In this lighthearted version of The Maltese Falcon, con artist Ted Shayne (Warren William in the Spade role) was just kicked out of town so drums up some business for his old partner Ames (Porter Hall in the Archer role) and then rejoins his detective agency in another city. He, of course, hits on secretary Miss Murgatroyd (Marie Wilson in the Effie role) and Ames’s wife, before Valerie Purvis (Bette Davis in the O’Shaughnessy role) pops in to hire them to find the man who jilted her. The job is a fake and Ames ends up dead. It turns out Purvis is connected to eccentric Englishman Anthony Travers (Arthur Treacher in the Cairo role), famous criminal mastermind Madame Barabbas (Alison Skipworth in the Gutman role), and youthful killer Kenneth (Maynard Holmes in the Wilmer role), all of whom are searching for an animal horn filled with jewels.

This second of three adoptions of The Maltese Falcon in ten years has the worst reputation, but I prefer it to the first as it has a reason to exist, and so, there’s a reason to watch it. It’s different, closer to a comedy than to Noir. The 1931 version is just a pale take on the 1941 masterpiece with a misunderstanding of Sam Spade. This one, for good or ill, mainly ill, is something different. The changes come because Warner Bros wasn’t making this due to the book it is based on or the previous movie, but rather due to the success of the witty and playful The Thin Man movie. They wanted more like that, or rather, they wanted more they could sell in the same way. So, another fun breezy mystery based on a work by the same author seemed to be the ticket. Change the name and they could ignore the book in advertising, replacing it with “By the author of The Thin Man” and change the character names and the item they were searching for and maybe no one would notice they’d tried this five years earlier.

The story changes were substantial from the book and older movie, but far less than in a majority of film adaptations of novels. The real change is in tone. Everything is light.
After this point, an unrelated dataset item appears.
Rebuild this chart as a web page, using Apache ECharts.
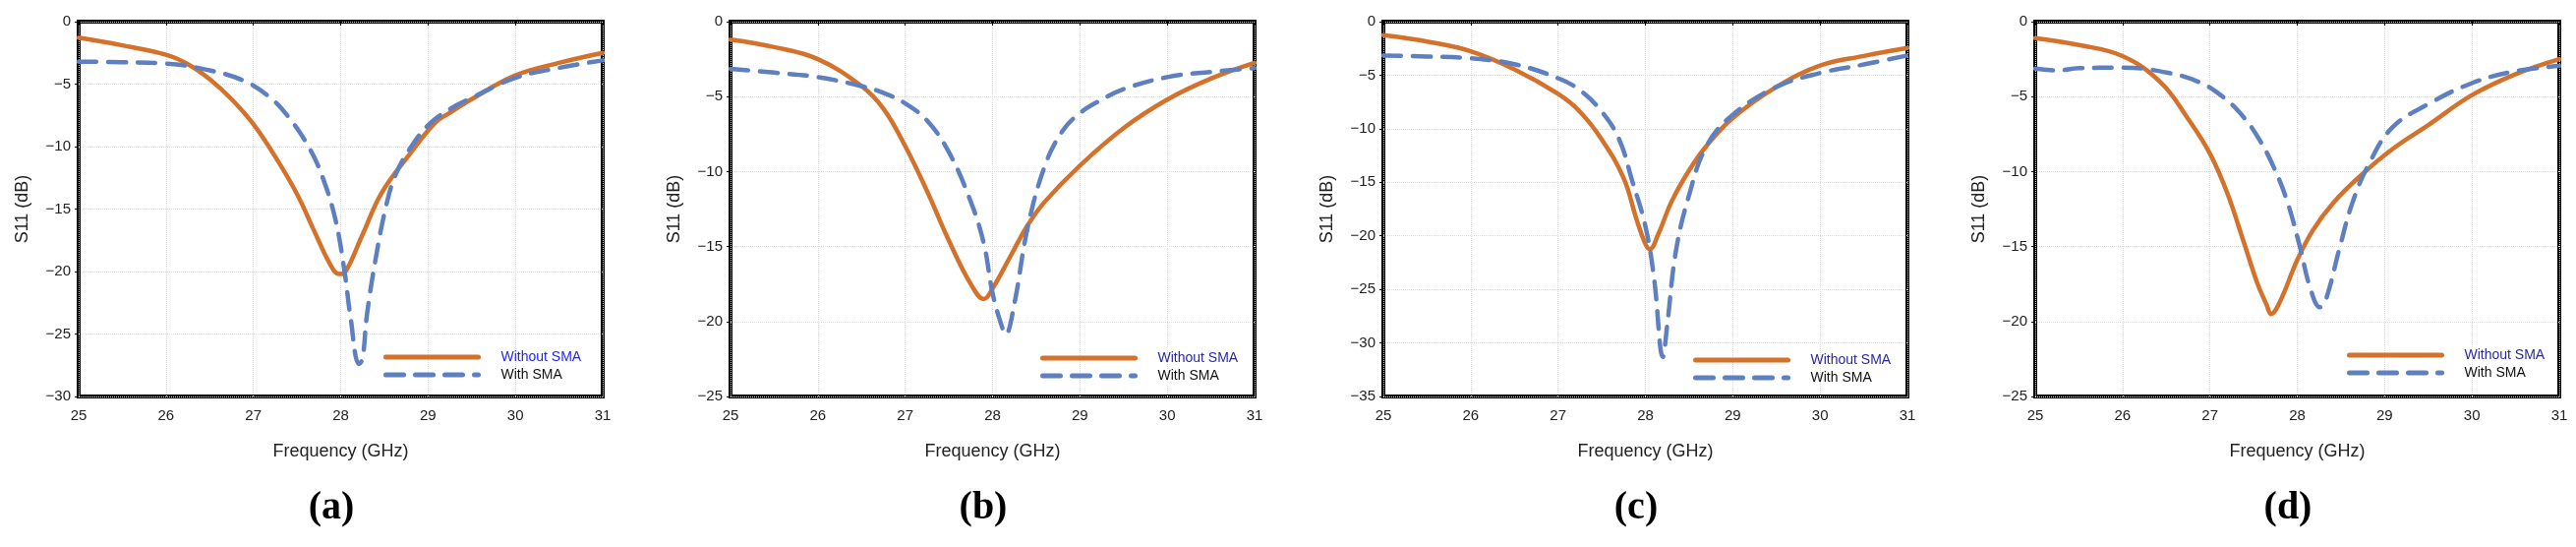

Murders are no big thing and no one is taken seriously. Warren William laughs through his lines—really, he seldom recites a full line without a giggle. Shayne is past being happy and is clearly on some really effective drugs. Purvis laughs less but also seems to care less, which is fitting as Bette Davis didn’t care, only showing up after she was suspended by WB. Arthur Treacher plays Travers the same way William plays Shayne and I have to assume at least the two of them were having a good time on set. And Miss Murgatroyd is around for dumb blonde comedy at all times (she even gets a scene where she forgets how to spell her name).
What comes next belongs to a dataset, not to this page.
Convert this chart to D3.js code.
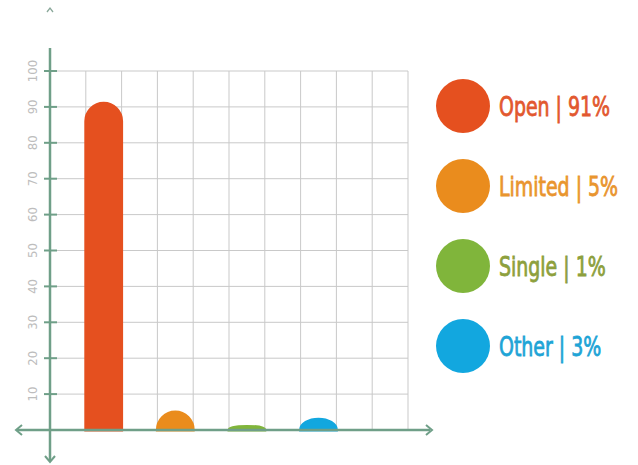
<!DOCTYPE html>
<html>
<head>
<meta charset="utf-8">
<script src="https://cdn.jsdelivr.net/npm/d3@7"></script>
<style>
  body { margin: 0; background: #fff; }
  .tick-label { font-family: "DejaVu Sans Condensed", "DejaVu Sans", sans-serif; font-size: 13px; fill: #bdbdbd; }
  .legend-text { font-family: "DejaVu Sans Condensed", "DejaVu Sans", sans-serif; font-size: 27px; stroke-width: 0.8px; }
</style>
</head>
<body>
<div id="chart"></div>
<script>
var categories = ["Open", "Limited", "Single", "Other"];
var values = [91, 5, 1, 3];
var colors = ["#e5501f", "#ea8c1d", "#80b53b", "#12a7df"];
var textColors = ["#e2582f", "#e9952f", "#8da03d", "#1ea4d6"];
var yTicks = [10, 20, 30, 40, 50, 60, 70, 80, 90, 100];

var width = 638;
var height = 465;
var axisColor = "#6f9f88";

var svg = d3.select("#chart").append("svg")
  .attr("width", width)
  .attr("height", height);

/* Scales */
var yScale = d3.scaleLinear()
  .domain([0, 100])
  .range([430, 71]);

// 10 grid columns, bars sit in every other column
var gridX = d3.scaleLinear()
  .domain([0, 10])
  .range([50, 408]);

var xScale = d3.scaleBand()
  .domain(categories)
  .range([gridX(1), gridX(8)])
  .paddingInner(0.5)
  .paddingOuter(0);

/* Grid */
var grid = svg.append("g").attr("class", "grid");

grid.selectAll(".hline")
  .data(yTicks).enter()
  .append("line")
  .attr("x1", gridX(0))
  .attr("x2", gridX(10))
  .attr("y1", d => yScale(d))
  .attr("y2", d => yScale(d))
  .attr("stroke", "#c9c9c9")
  .attr("stroke-width", 1);

grid.selectAll(".vline")
  .data(d3.range(1, 11)).enter()
  .append("line")
  .attr("x1", d => gridX(d))
  .attr("x2", d => gridX(d))
  .attr("y1", yScale(100))
  .attr("y2", yScale(0))
  .attr("stroke", "#c9c9c9")
  .attr("stroke-width", 1);

/* Bars with rounded tops */
function barPath(d, i) {
  var x0 = xScale(categories[i]);
  var w = xScale.bandwidth();
  var x1 = x0 + w;
  var y0 = yScale(0);
  var yt = yScale(d);
  var rx = w / 2;
  var ry = Math.min(rx, y0 - yt);
  return "M" + x0 + "," + y0 +
    "V" + (yt + ry) +
    "A" + rx + "," + ry + " 0 0 1 " + x1 + "," + (yt + ry) +
    "V" + y0 + "Z";
}

svg.append("g").attr("class", "bars")
  .selectAll("path")
  .data(values).enter()
  .append("path")
  .attr("d", barPath)
  .attr("fill", (d, i) => colors[i])
  .attr("stroke", (d, i) => colors[i])
  .attr("stroke-width", 3);

/* Axes */
var axes = svg.append("g").attr("class", "axes");

axes.append("line")
  .attr("x1", 17).attr("x2", 430)
  .attr("y1", yScale(0)).attr("y2", yScale(0))
  .attr("stroke", axisColor).attr("stroke-width", 2.5);

axes.append("line")
  .attr("x1", gridX(0)).attr("x2", gridX(0))
  .attr("y1", 48).attr("y2", 461)
  .attr("stroke", axisColor).attr("stroke-width", 2.5);

// arrow heads
var arrows = [
  "M22,425 L16,430 L22,435",
  "M426,425 L432,430 L426,435",
  "M45,456 L50,462 L55,456"
];
axes.selectAll(".arrow")
  .data(arrows).enter()
  .append("path")
  .attr("d", d => d)
  .attr("fill", "none")
  .attr("stroke", axisColor)
  .attr("stroke-width", 2);

// little caret at the top
axes.append("path")
  .attr("d", "M47,12 L50,8 L53,12")
  .attr("fill", "none")
  .attr("stroke", "#8aa89a")
  .attr("stroke-width", 1.3);

// tick marks
axes.selectAll(".tick-mark")
  .data(yTicks).enter()
  .append("line")
  .attr("x1", 44).attr("x2", 57)
  .attr("y1", d => yScale(d))
  .attr("y2", d => yScale(d))
  .attr("stroke", axisColor)
  .attr("stroke-width", 2);

// rotated tick labels
axes.selectAll(".tick-label")
  .data(yTicks).enter()
  .append("text")
  .attr("class", "tick-label")
  .attr("text-anchor", "middle")
  .attr("transform", d => "translate(37," + yScale(d) + ") rotate(-90)")
  .text(d => d);

/* Legend */
var legendY = d3.scalePoint()
  .domain(categories)
  .range([106, 346]);

var legend = svg.append("g").attr("class", "legend")
  .selectAll("g")
  .data(categories).enter()
  .append("g")
  .attr("transform", d => "translate(0," + legendY(d) + ")");

legend.append("circle")
  .attr("cx", 463)
  .attr("cy", 0)
  .attr("r", 27)
  .attr("fill", (d, i) => colors[i]);

// condensed look: squeeze the text horizontally
legend.append("text")
  .attr("class", "legend-text")
  .attr("transform", "translate(499,10) scale(0.78,1)")
  .attr("fill", (d, i) => textColors[i])
  .attr("stroke", (d, i) => textColors[i])
  .text((d, i) => d + " | " + values[i] + "%");
</script>
</body>
</html>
Yes, it is all pretty dumb, but then it wasn’t trying to be smart. It was trying to be fun, and to a mild degree, it succeeds. The cast (minus Davis) is game for the task and if the jokes don’t all land, enough do to make me occasionally smile. No, it can’t stand up against the Huston/Bogart The Maltese Falcon, but then few films can and this one isn’t trying. It doesn’t have anything to say, the characters have no depth, and it had no effect on the history of motion pictures. But, as an oddity, it isn’t a bad time.